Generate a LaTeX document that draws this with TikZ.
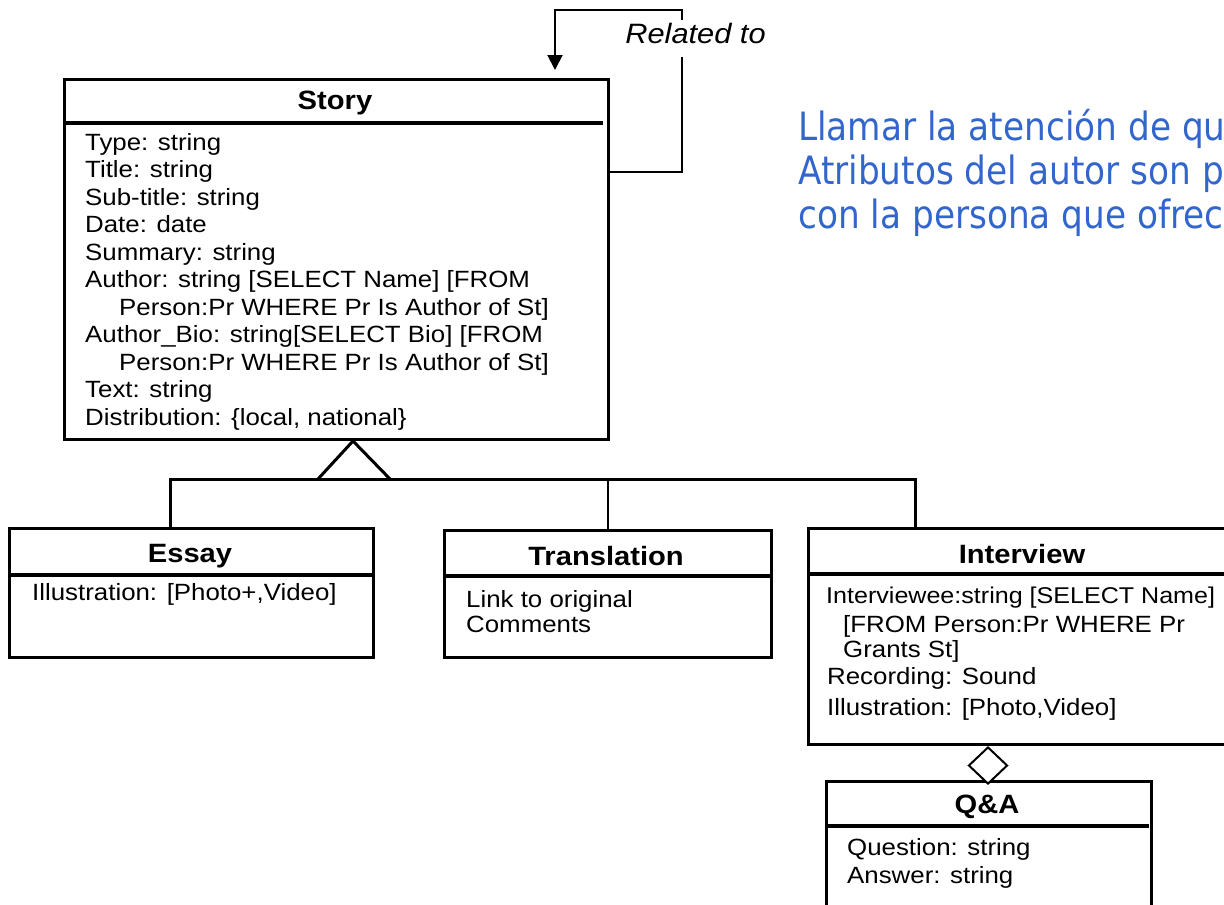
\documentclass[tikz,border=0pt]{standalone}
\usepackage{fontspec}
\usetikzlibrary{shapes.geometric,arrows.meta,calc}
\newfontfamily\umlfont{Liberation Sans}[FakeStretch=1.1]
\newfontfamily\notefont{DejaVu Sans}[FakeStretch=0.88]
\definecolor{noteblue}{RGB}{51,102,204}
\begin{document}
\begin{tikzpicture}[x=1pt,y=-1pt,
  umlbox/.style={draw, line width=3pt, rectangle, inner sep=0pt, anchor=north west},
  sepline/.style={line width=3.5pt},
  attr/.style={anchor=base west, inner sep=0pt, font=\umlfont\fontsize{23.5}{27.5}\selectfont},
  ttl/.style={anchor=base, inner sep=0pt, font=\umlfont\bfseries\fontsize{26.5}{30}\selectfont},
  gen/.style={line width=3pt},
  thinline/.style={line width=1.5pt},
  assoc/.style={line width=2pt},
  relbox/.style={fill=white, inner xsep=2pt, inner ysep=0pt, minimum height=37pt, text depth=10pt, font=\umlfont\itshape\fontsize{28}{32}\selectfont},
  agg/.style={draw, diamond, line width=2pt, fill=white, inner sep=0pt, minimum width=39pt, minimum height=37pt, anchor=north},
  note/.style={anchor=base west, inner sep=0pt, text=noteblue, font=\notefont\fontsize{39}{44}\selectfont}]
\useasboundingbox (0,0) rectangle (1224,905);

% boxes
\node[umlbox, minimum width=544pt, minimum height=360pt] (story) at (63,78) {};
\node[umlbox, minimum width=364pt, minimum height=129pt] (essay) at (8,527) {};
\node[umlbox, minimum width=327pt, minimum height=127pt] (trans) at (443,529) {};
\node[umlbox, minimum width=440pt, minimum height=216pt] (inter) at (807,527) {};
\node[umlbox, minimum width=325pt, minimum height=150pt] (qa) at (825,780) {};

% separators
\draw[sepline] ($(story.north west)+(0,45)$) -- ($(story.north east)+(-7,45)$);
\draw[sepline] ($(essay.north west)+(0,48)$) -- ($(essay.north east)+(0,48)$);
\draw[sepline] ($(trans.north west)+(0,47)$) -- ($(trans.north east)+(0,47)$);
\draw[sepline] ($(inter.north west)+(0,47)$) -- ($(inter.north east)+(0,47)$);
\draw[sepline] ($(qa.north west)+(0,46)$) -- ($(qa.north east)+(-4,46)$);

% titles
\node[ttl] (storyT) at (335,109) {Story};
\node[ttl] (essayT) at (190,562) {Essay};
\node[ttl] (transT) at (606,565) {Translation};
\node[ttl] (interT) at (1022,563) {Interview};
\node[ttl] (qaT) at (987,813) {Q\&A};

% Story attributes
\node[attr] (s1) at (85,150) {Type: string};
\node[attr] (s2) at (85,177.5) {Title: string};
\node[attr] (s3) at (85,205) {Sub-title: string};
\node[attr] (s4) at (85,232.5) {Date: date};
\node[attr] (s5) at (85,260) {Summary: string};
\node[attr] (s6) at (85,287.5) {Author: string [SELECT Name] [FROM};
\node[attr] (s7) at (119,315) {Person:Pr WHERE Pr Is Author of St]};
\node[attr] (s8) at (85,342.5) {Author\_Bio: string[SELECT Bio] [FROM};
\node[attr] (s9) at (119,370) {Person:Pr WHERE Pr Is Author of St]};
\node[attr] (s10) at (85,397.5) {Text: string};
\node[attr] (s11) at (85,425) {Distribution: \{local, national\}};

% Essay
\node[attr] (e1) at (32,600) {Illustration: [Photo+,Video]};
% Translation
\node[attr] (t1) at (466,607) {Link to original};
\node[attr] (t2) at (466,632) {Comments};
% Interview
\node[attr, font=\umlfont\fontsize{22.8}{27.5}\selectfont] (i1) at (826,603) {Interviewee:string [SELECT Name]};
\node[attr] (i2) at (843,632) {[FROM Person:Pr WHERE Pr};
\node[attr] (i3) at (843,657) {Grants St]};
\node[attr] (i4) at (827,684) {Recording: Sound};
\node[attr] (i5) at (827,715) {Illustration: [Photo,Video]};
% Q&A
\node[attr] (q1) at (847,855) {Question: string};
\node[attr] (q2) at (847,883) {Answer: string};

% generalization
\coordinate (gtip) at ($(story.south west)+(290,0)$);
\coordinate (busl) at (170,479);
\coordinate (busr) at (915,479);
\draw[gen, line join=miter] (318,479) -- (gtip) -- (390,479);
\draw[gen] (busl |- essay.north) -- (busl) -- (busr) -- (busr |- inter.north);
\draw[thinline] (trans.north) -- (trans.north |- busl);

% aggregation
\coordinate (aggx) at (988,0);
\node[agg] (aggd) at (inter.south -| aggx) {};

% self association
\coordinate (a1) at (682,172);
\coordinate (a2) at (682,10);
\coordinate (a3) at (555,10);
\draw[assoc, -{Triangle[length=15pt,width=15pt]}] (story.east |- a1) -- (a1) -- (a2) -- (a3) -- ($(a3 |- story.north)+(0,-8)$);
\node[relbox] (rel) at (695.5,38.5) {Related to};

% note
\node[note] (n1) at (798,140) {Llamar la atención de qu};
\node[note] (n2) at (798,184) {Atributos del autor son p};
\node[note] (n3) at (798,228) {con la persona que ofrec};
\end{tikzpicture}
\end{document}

▶ [WHAT TO WORK ON]: Every line of the material is to be quoted exactly, with no pictures carried over.

▶ [WRITTEN SOLUTION]:
Generate a LaTeX document that draws this with TikZ.
\documentclass[tikz,border=0pt]{standalone}
\usepackage{fontspec}
\usetikzlibrary{shapes.geometric,arrows.meta,calc}
\newfontfamily\umlfont{Liberation Sans}[FakeStretch=1.1]
\newfontfamily\notefont{DejaVu Sans}[FakeStretch=0.88]
\definecolor{noteblue}{RGB}{51,102,204}
\begin{document}
\begin{tikzpicture}[x=1pt,y=-1pt,
  umlbox/.style={draw, line width=3pt, rectangle, inner sep=0pt, anchor=north west},
  sepline/.style={line width=3.5pt},
  attr/.style={anchor=base west, inner sep=0pt, font=\umlfont\fontsize{23.5}{27.5}\selectfont},
  ttl/.style={anchor=base, inner sep=0pt, font=\umlfont\bfseries\fontsize{26.5}{30}\selectfont},
  gen/.style={line width=3pt},
  thinline/.style={line width=1.5pt},
  assoc/.style={line width=2pt},
  relbox/.style={fill=white, inner xsep=2pt, inner ysep=0pt, minimum height=37pt, text depth=10pt, font=\umlfont\itshape\fontsize{28}{32}\selectfont},
  agg/.style={draw, diamond, line width=2pt, fill=white, inner sep=0pt, minimum width=39pt, minimum height=37pt, anchor=north},
  note/.style={anchor=base west, inner sep=0pt, text=noteblue, font=\notefont\fontsize{39}{44}\selectfont}]
\useasboundingbox (0,0) rectangle (1224,905);

% boxes
\node[umlbox, minimum width=544pt, minimum height=360pt] (story) at (63,78) {};
\node[umlbox, minimum width=364pt, minimum height=129pt] (essay) at (8,527) {};
\node[umlbox, minimum width=327pt, minimum height=127pt] (trans) at (443,529) {};
\node[umlbox, minimum width=440pt, minimum height=216pt] (inter) at (807,527) {};
\node[umlbox, minimum width=325pt, minimum height=150pt] (qa) at (825,780) {};

% separators
\draw[sepline] ($(story.north west)+(0,45)$) -- ($(story.north east)+(-7,45)$);
\draw[sepline] ($(essay.north west)+(0,48)$) -- ($(essay.north east)+(0,48)$);
\draw[sepline] ($(trans.north west)+(0,47)$) -- ($(trans.north east)+(0,47)$);
\draw[sepline] ($(inter.north west)+(0,47)$) -- ($(inter.north east)+(0,47)$);
\draw[sepline] ($(qa.north west)+(0,46)$) -- ($(qa.north east)+(-4,46)$);

% titles
\node[ttl] (storyT) at (335,109) {Story};
\node[ttl] (essayT) at (190,562) {Essay};
\node[ttl] (transT) at (606,565) {Translation};
\node[ttl] (interT) at (1022,563) {Interview};
\node[ttl] (qaT) at (987,813) {Q\&A};

% Story attributes
\node[attr] (s1) at (85,150) {Type: string};
\node[attr] (s2) at (85,177.5) {Title: string};
\node[attr] (s3) at (85,205) {Sub-title: string};
\node[attr] (s4) at (85,232.5) {Date: date};
\node[attr] (s5) at (85,260) {Summary: string};
\node[attr] (s6) at (85,287.5) {Author: string [SELECT Name] [FROM};
\node[attr] (s7) at (119,315) {Person:Pr WHERE Pr Is Author of St]};
\node[attr] (s8) at (85,342.5) {Author\_Bio: string[SELECT Bio] [FROM};
\node[attr] (s9) at (119,370) {Person:Pr WHERE Pr Is Author of St]};
\node[attr] (s10) at (85,397.5) {Text: string};
\node[attr] (s11) at (85,425) {Distribution: \{local, national\}};

% Essay
\node[attr] (e1) at (32,600) {Illustration: [Photo+,Video]};
% Translation
\node[attr] (t1) at (466,607) {Link to original};
\node[attr] (t2) at (466,632) {Comments};
% Interview
\node[attr, font=\umlfont\fontsize{22.8}{27.5}\selectfont] (i1) at (826,603) {Interviewee:string [SELECT Name]};
\node[attr] (i2) at (843,632) {[FROM Person:Pr WHERE Pr};
\node[attr] (i3) at (843,657) {Grants St]};
\node[attr] (i4) at (827,684) {Recording: Sound};
\node[attr] (i5) at (827,715) {Illustration: [Photo,Video]};
% Q&A
\node[attr] (q1) at (847,855) {Question: string};
\node[attr] (q2) at (847,883) {Answer: string};

% generalization
\coordinate (gtip) at ($(story.south west)+(290,0)$);
\coordinate (busl) at (170,479);
\coordinate (busr) at (915,479);
\draw[gen, line join=miter] (318,479) -- (gtip) -- (390,479);
\draw[gen] (busl |- essay.north) -- (busl) -- (busr) -- (busr |- inter.north);
\draw[thinline] (trans.north) -- (trans.north |- busl);

% aggregation
\coordinate (aggx) at (988,0);
\node[agg] (aggd) at (inter.south -| aggx) {};

% self association
\coordinate (a1) at (682,172);
\coordinate (a2) at (682,10);
\coordinate (a3) at (555,10);
\draw[assoc, -{Triangle[length=15pt,width=15pt]}] (story.east |- a1) -- (a1) -- (a2) -- (a3) -- ($(a3 |- story.north)+(0,-8)$);
\node[relbox] (rel) at (695.5,38.5) {Related to};

% note
\node[note] (n1) at (798,140) {Llamar la atención de qu};
\node[note] (n2) at (798,184) {Atributos del autor son p};
\node[note] (n3) at (798,228) {con la persona que ofrec};
\end{tikzpicture}
\end{document}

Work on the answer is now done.